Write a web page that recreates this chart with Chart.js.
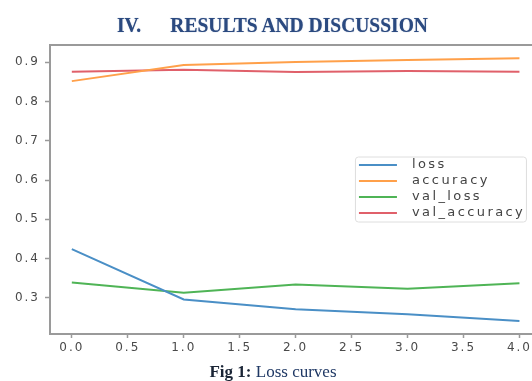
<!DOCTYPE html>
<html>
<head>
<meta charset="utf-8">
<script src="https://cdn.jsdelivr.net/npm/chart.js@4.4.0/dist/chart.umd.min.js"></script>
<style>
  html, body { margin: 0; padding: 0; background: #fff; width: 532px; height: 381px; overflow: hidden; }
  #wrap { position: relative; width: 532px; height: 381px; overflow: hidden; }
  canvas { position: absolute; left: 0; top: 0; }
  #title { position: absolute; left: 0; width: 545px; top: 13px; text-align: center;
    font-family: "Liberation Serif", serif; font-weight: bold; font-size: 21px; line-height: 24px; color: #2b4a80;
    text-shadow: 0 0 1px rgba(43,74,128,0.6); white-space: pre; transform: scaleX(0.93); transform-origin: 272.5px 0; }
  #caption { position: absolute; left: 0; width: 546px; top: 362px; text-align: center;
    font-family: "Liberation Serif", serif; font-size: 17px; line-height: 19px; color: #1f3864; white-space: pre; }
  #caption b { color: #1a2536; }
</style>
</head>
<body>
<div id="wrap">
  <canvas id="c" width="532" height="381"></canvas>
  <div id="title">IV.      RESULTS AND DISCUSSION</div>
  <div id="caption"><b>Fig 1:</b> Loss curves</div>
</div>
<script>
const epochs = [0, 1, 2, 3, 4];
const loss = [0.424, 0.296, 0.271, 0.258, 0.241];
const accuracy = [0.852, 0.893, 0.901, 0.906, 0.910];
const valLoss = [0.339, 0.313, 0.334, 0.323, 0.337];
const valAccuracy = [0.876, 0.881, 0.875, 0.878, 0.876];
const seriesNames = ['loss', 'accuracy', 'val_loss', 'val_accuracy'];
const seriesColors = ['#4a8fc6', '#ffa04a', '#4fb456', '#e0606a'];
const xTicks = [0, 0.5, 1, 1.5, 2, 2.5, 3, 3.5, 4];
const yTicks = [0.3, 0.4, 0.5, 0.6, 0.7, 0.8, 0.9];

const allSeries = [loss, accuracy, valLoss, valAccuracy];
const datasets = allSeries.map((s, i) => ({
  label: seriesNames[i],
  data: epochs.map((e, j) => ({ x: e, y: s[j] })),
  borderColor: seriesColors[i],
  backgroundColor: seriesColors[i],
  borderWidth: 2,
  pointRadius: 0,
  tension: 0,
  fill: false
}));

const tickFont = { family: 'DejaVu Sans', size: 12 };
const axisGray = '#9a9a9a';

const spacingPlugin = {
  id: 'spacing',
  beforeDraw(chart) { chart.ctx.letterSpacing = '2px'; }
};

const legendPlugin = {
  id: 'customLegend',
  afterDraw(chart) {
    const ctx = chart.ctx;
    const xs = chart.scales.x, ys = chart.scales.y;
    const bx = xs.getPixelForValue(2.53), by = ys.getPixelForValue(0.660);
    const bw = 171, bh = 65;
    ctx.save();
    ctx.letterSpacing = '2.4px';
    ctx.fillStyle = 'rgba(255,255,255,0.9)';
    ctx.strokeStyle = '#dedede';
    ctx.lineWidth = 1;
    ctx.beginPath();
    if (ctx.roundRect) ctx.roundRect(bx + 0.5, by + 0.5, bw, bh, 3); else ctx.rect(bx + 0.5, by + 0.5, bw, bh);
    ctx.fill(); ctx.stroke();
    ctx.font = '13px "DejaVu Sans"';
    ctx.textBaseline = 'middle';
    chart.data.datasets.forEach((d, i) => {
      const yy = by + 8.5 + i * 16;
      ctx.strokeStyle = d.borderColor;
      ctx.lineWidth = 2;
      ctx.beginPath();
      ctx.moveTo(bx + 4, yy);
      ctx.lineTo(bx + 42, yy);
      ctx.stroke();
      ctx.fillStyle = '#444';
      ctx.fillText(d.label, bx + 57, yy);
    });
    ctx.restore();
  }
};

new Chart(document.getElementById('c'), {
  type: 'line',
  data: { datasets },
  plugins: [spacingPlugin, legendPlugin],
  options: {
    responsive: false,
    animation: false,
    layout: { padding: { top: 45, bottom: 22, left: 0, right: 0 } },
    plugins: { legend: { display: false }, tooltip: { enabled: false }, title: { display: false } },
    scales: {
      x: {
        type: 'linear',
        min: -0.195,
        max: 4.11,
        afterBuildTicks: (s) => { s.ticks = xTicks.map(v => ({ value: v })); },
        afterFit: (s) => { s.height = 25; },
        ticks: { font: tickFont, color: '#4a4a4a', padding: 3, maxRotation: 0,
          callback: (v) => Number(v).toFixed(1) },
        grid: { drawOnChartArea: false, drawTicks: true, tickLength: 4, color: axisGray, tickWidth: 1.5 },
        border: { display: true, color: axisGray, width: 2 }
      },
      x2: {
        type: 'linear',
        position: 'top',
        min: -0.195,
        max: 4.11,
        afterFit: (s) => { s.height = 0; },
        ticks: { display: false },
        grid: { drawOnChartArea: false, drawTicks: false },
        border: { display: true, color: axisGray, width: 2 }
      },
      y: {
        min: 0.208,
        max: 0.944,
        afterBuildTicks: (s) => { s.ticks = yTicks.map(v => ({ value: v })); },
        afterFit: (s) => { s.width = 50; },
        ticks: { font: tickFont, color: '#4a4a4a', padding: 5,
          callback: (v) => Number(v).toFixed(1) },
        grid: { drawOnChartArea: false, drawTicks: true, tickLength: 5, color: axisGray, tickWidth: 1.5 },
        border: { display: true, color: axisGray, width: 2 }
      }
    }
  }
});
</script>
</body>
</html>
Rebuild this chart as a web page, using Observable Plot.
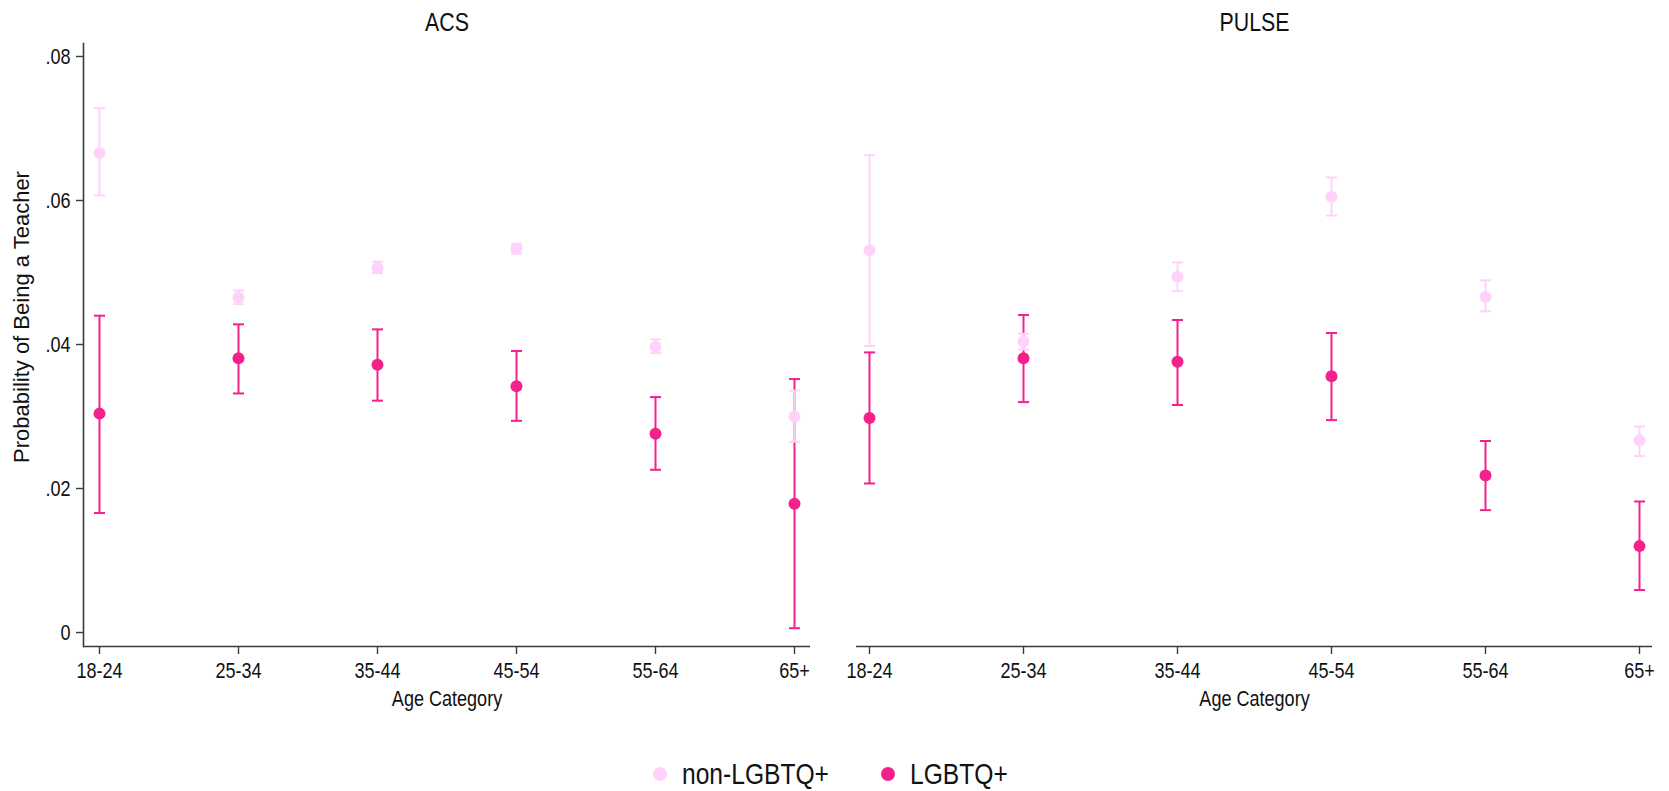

WORK TO DO: Without the pictures, write out the lines from the beginning of the entries through the line with "const yTicks = [0.3, 0.4, 0.5, 0.6, 0.7, 0.8, 0.9];".

WRITTEN REPLY:
Write a web page that recreates this chart with Chart.js.
<!DOCTYPE html>
<html>
<head>
<meta charset="utf-8">
<script src="https://cdn.jsdelivr.net/npm/chart.js@4.4.0/dist/chart.umd.min.js"></script>
<style>
  html, body { margin: 0; padding: 0; background: #fff; width: 532px; height: 381px; overflow: hidden; }
  #wrap { position: relative; width: 532px; height: 381px; overflow: hidden; }
  canvas { position: absolute; left: 0; top: 0; }
  #title { position: absolute; left: 0; width: 545px; top: 13px; text-align: center;
    font-family: "Liberation Serif", serif; font-weight: bold; font-size: 21px; line-height: 24px; color: #2b4a80;
    text-shadow: 0 0 1px rgba(43,74,128,0.6); white-space: pre; transform: scaleX(0.93); transform-origin: 272.5px 0; }
  #caption { position: absolute; left: 0; width: 546px; top: 362px; text-align: center;
    font-family: "Liberation Serif", serif; font-size: 17px; line-height: 19px; color: #1f3864; white-space: pre; }
  #caption b { color: #1a2536; }
</style>
</head>
<body>
<div id="wrap">
  <canvas id="c" width="532" height="381"></canvas>
  <div id="title">IV.      RESULTS AND DISCUSSION</div>
  <div id="caption"><b>Fig 1:</b> Loss curves</div>
</div>
<script>
const epochs = [0, 1, 2, 3, 4];
const loss = [0.424, 0.296, 0.271, 0.258, 0.241];
const accuracy = [0.852, 0.893, 0.901, 0.906, 0.910];
const valLoss = [0.339, 0.313, 0.334, 0.323, 0.337];
const valAccuracy = [0.876, 0.881, 0.875, 0.878, 0.876];
const seriesNames = ['loss', 'accuracy', 'val_loss', 'val_accuracy'];
const seriesColors = ['#4a8fc6', '#ffa04a', '#4fb456', '#e0606a'];
const xTicks = [0, 0.5, 1, 1.5, 2, 2.5, 3, 3.5, 4];
const yTicks = [0.3, 0.4, 0.5, 0.6, 0.7, 0.8, 0.9];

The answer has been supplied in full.